For researchers plowing through some of the toughest scientific and large-scale computing challenges, system performance is only part of the problem. With the influx of big, diverse datasets, the role of high performance storage is becoming increasingly important.
NetApp E5500 storage system |
To address these issues, NetApp and SGI made simultaneous announcements yesterday of new storage systems specifically targeted at HPC and big data applications. NetApp launched its latest offering in the E-Series line of controllers yesterday, the NetApp E5500. The E-Series is the product line from Engenio, which NetApp bought from LSI in early 2011.

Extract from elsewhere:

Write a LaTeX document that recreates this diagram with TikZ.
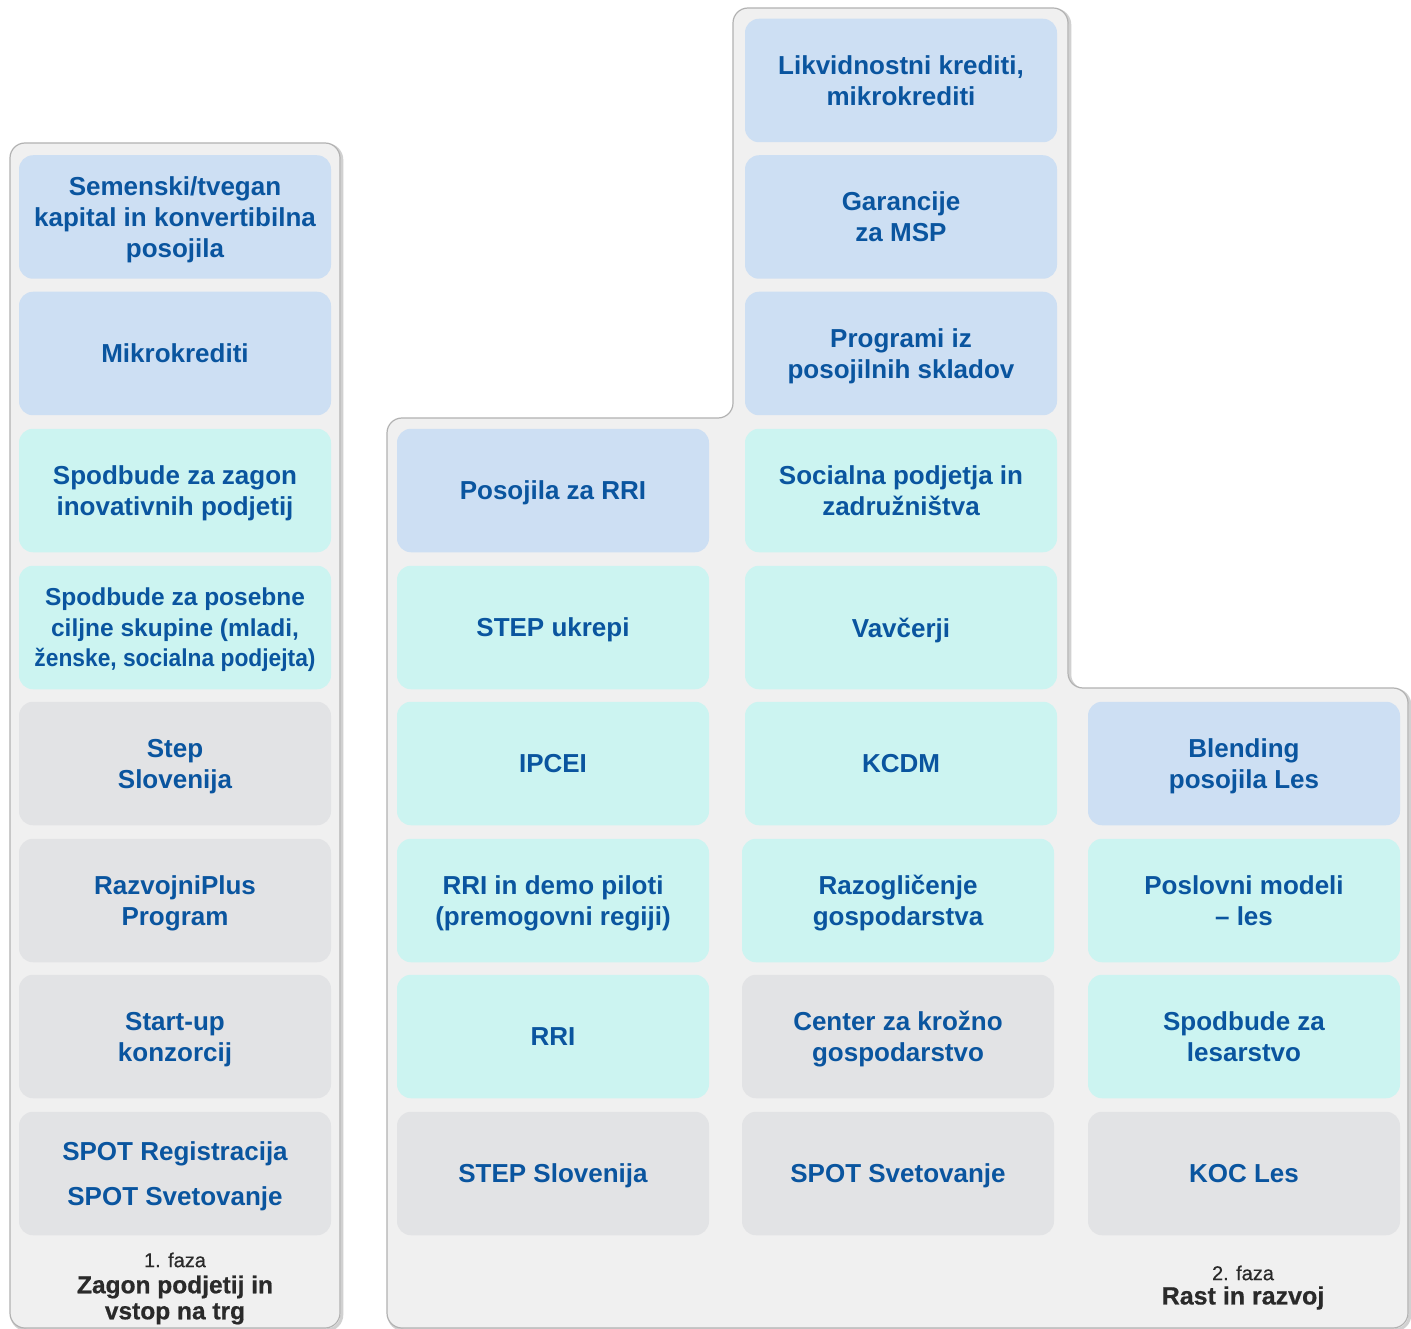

SGI, an OEM partner of NetApp, has been incorporating the E-Series products into its RAID systems for years. In fact, the company has already adopted NetApp’s new E5500 in its InfiniteStorage 5600 RAID system, also released yesterday, and it has made at least one pre-sale to an Australian cosmological research center.
NetApp says the E5500 has the highest speed, scale, cost-efficiency and scalability on the market, along with a very small footprint. To back up these claims, SGI showed off some audited, peer-reviewed SPC-2 benchmark results for its RAID systems using the controller. As for speed, the IS5600 achieved a per-spindle throughput of over 70 MB/second, some 2.5 times higher than the second-fastest product (from Sun).
“It’s all about performance for this set of customers,” says Bill Peterson, senior manager for Hadoop and big data analytics at NetApp. “Our customers have traditionally built all their systems around highly structured database schemas. Then you go to something like Hadoop, for example, and there is no schema. They want performance. At the end of the day, whether it’s for big data or HPC, they’re trying to gain insight, and that insight is always required quickly.”
To reach its target audience, NetApp also offers preconfigured solutions optimized for applications such as high performance Lustre, full-motion video, media content management and seismic processing. With the IS5600, SGI also offers dedicated, application-specific support for parallel file systems, including Lustre, Hadoop and CXFS.
The E5500 “reaffirms NetApp’s commitment to high-performance storage, which is important for organizations seeking to balance HPC and big data scalability and performance with the reliability of an enterprise-class storage provider,” says Addison Snell, CEO of Intersect360 Research. “This release also underscores the ongoing maturation of the Lustre community, which is essential to bringing parallel file system technology to a wider range of users.”
Speed isn’t everything. SGI also shows off SPC-2 benchmark tests that give its RAID product the best cost-efficiency on the market, at about $15 per MBps performance. That’s about half the cost per MBps of the next most efficient system, from Fujitsu.
SGI is also targeting its IS5600 RAID platform at HPC systems. Both the IS5600 and its previous generation IS5500 (based on NetApp’s E5400 storage system) can scale to 384 drives and 1.2 petabytes, but the IS5600 offers 2.5 times more I/O. The combination of NetApp’s storage technology and SGI’s RAID configuration “really blazes a new trail, especially for price/performance,” says Floyd Christofferson, director of storage product marketing at SGI. “You can’t beat it for HPC.”
Christofferson is also impressed with NetApp’s SANtricity Dynamic Disk Pools, or DDE, which provides improved fault-tolerance for RAID. DDE uses a proprietary algorithm to distribute data, parity information and spare capacity across a pool of drives. Unlike RAID 6, which can generally only tolerate one drive failure before having to take the RAID offline to replace faulty drives, with DDE many drives can fail and the system can recover very quickly without being taken offline.
“You can keep failing disks all day long” says Christofferson. “As long as you have more than 11 drives in there, you’re good to go. It will come back to performance within minutes, as opposed to hours or days” for RAID 6. “This could be a viable successor to RAID 6,” he says.
SGI won’t be the only company debuting systems with NetApp’s new devices. IBM, RAID Inc., Teradata and others are all NetApp OEM partners.
But Christofferson says SGI already has “several customers in the funnel,” for its new IS5600, which is expected to start shipping this April. One firm order is for a research facility in Australia, conducting very high-end research on fields such as general relativity; galaxies, cosmology, dark matter and energy; and even “transient Radio Phenomena caused by Extraterrestrial Life.” That facility will be deploying a 100PB system from SGI this summer. It will use 27 IS5600 systems with 6 PB of storage and 94 PB of virtual storage.
It takes a lot of fast storage to read messages from ET calling long distance.